■ **RECORD EXTRACTS**
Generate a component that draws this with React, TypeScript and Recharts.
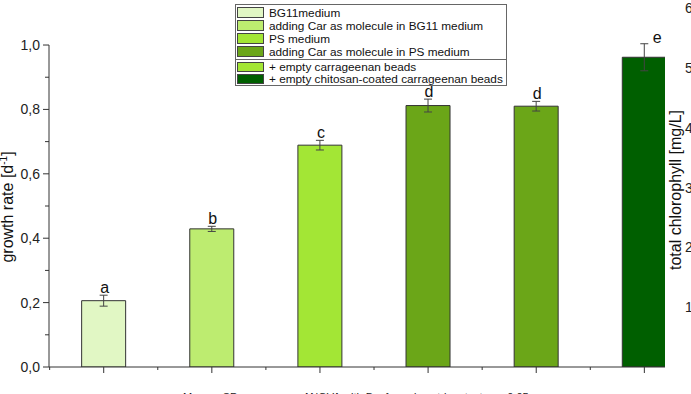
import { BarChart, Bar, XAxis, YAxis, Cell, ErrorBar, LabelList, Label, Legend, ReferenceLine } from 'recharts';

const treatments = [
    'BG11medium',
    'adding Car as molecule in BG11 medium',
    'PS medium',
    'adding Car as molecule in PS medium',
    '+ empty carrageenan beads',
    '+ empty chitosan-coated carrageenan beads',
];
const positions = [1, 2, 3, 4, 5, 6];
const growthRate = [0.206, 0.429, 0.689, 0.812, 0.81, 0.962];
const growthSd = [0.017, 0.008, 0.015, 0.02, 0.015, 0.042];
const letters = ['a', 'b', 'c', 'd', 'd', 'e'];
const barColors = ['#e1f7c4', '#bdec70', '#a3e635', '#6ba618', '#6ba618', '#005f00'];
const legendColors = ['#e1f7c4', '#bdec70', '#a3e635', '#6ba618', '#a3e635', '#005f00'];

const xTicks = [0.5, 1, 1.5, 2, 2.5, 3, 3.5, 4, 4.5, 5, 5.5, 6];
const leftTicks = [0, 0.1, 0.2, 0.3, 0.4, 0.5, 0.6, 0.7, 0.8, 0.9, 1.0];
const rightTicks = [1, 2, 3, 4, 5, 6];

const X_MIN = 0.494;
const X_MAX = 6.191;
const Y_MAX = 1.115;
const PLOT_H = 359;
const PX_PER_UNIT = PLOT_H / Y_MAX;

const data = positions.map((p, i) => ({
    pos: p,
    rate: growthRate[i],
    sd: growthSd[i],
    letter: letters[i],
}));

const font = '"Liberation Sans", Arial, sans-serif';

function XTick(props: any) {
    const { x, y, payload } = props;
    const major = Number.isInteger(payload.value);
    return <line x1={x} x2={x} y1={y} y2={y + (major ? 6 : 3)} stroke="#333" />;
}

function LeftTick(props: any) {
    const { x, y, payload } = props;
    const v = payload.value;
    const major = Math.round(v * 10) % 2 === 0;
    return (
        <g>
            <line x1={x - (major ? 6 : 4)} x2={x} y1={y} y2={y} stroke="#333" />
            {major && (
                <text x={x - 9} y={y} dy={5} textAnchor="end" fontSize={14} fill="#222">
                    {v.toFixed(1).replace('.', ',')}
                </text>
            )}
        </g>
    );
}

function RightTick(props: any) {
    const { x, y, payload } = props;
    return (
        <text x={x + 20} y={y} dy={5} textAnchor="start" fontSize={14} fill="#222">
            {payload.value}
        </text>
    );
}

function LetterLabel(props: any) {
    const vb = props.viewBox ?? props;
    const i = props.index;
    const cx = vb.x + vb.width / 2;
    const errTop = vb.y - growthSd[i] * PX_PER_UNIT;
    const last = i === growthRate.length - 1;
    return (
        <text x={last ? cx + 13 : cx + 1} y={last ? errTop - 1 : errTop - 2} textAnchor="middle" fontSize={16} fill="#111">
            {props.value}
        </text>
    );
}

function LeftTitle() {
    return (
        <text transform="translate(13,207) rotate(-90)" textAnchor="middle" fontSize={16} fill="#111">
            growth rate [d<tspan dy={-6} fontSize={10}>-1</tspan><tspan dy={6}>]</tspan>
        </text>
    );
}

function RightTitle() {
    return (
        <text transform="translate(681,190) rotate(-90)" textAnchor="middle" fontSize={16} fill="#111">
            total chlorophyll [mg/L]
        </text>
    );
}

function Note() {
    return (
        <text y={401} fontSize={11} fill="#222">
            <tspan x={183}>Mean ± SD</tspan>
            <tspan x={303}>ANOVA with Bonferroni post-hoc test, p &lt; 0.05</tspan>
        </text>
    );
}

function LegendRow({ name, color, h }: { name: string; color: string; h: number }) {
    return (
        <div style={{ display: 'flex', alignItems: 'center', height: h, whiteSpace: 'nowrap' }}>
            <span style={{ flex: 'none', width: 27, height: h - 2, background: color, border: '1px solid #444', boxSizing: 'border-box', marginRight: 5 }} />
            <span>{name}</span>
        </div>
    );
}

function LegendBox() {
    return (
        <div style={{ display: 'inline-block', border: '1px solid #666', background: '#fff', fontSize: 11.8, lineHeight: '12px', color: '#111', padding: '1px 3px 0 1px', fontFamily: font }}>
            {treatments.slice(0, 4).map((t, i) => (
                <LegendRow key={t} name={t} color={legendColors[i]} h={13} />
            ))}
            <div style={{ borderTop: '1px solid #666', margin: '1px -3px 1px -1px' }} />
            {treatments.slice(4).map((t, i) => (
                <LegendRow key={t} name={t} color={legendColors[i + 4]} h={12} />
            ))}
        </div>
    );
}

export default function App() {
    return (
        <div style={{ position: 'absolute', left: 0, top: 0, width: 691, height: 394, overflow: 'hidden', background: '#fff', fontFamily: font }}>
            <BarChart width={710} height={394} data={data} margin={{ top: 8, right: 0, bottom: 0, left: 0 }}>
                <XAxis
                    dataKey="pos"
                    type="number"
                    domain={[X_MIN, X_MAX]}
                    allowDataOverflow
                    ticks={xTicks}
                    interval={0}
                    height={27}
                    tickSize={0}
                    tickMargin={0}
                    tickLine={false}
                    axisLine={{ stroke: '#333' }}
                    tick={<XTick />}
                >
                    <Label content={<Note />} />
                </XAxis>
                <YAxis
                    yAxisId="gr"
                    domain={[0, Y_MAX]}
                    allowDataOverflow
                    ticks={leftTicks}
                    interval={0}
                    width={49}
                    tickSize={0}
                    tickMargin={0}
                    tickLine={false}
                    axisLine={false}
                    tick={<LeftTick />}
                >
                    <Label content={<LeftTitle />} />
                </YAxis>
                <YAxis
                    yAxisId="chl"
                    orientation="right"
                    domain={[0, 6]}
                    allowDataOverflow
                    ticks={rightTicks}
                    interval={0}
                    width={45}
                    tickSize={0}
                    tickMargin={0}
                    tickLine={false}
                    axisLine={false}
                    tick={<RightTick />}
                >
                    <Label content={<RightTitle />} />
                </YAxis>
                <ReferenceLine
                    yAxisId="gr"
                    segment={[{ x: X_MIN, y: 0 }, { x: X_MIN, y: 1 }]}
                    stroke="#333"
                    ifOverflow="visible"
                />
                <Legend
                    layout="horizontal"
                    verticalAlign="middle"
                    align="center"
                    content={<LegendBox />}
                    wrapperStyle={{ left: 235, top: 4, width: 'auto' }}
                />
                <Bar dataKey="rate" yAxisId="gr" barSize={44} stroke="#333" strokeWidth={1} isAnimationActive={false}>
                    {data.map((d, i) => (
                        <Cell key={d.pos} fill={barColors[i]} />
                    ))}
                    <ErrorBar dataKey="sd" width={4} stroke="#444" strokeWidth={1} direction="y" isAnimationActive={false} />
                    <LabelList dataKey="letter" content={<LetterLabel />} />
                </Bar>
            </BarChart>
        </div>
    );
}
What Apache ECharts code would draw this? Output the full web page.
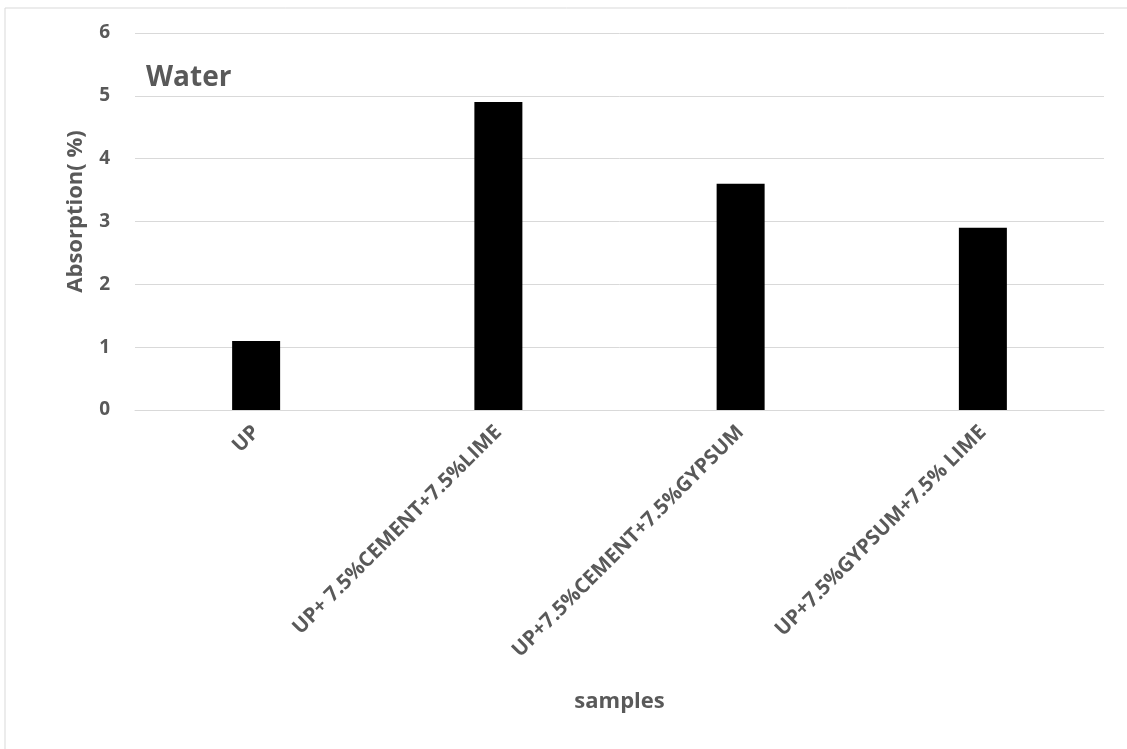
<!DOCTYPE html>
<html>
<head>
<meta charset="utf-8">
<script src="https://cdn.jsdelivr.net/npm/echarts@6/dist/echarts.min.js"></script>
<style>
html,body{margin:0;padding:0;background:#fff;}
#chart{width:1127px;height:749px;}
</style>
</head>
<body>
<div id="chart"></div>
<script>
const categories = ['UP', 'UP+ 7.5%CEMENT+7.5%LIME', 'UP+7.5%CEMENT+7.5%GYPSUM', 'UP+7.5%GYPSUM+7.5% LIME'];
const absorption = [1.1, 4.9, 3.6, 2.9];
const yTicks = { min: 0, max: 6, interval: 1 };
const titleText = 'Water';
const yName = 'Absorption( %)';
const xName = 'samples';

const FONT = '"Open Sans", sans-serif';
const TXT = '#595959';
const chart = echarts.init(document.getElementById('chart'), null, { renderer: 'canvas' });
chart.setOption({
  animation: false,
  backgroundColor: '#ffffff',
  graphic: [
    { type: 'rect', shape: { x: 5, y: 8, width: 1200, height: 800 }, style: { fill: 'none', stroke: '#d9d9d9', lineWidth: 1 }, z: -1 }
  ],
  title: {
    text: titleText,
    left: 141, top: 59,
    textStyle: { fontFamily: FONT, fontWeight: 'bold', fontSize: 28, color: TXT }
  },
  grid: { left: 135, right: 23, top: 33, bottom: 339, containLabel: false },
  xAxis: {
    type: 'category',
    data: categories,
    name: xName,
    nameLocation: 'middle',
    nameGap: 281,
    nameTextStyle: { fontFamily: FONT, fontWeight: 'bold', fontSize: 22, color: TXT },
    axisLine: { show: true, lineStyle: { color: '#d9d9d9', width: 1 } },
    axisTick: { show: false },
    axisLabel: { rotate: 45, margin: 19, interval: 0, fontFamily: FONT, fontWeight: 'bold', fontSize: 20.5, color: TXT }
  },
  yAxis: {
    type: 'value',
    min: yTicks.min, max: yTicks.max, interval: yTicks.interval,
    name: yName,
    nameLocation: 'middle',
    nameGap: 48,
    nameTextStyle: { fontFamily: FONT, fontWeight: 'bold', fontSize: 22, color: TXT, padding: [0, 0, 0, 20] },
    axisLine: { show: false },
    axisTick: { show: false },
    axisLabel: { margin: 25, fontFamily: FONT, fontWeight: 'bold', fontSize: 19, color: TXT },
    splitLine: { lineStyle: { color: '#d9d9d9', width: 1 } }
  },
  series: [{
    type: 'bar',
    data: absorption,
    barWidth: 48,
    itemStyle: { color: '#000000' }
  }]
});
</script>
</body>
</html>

■ **WHAT TO PRODUCE**
Output nothing except the lines from the one containing "What Apache ECharts" through the one containing "const xName = 'samples';", both kept, with the pictures removed.

■ **EXERCISE ANSWER**
What Apache ECharts code would draw this? Output the full web page.
<!DOCTYPE html>
<html>
<head>
<meta charset="utf-8">
<script src="https://cdn.jsdelivr.net/npm/echarts@6/dist/echarts.min.js"></script>
<style>
html,body{margin:0;padding:0;background:#fff;}
#chart{width:1127px;height:749px;}
</style>
</head>
<body>
<div id="chart"></div>
<script>
const categories = ['UP', 'UP+ 7.5%CEMENT+7.5%LIME', 'UP+7.5%CEMENT+7.5%GYPSUM', 'UP+7.5%GYPSUM+7.5% LIME'];
const absorption = [1.1, 4.9, 3.6, 2.9];
const yTicks = { min: 0, max: 6, interval: 1 };
const titleText = 'Water';
const yName = 'Absorption( %)';
const xName = 'samples';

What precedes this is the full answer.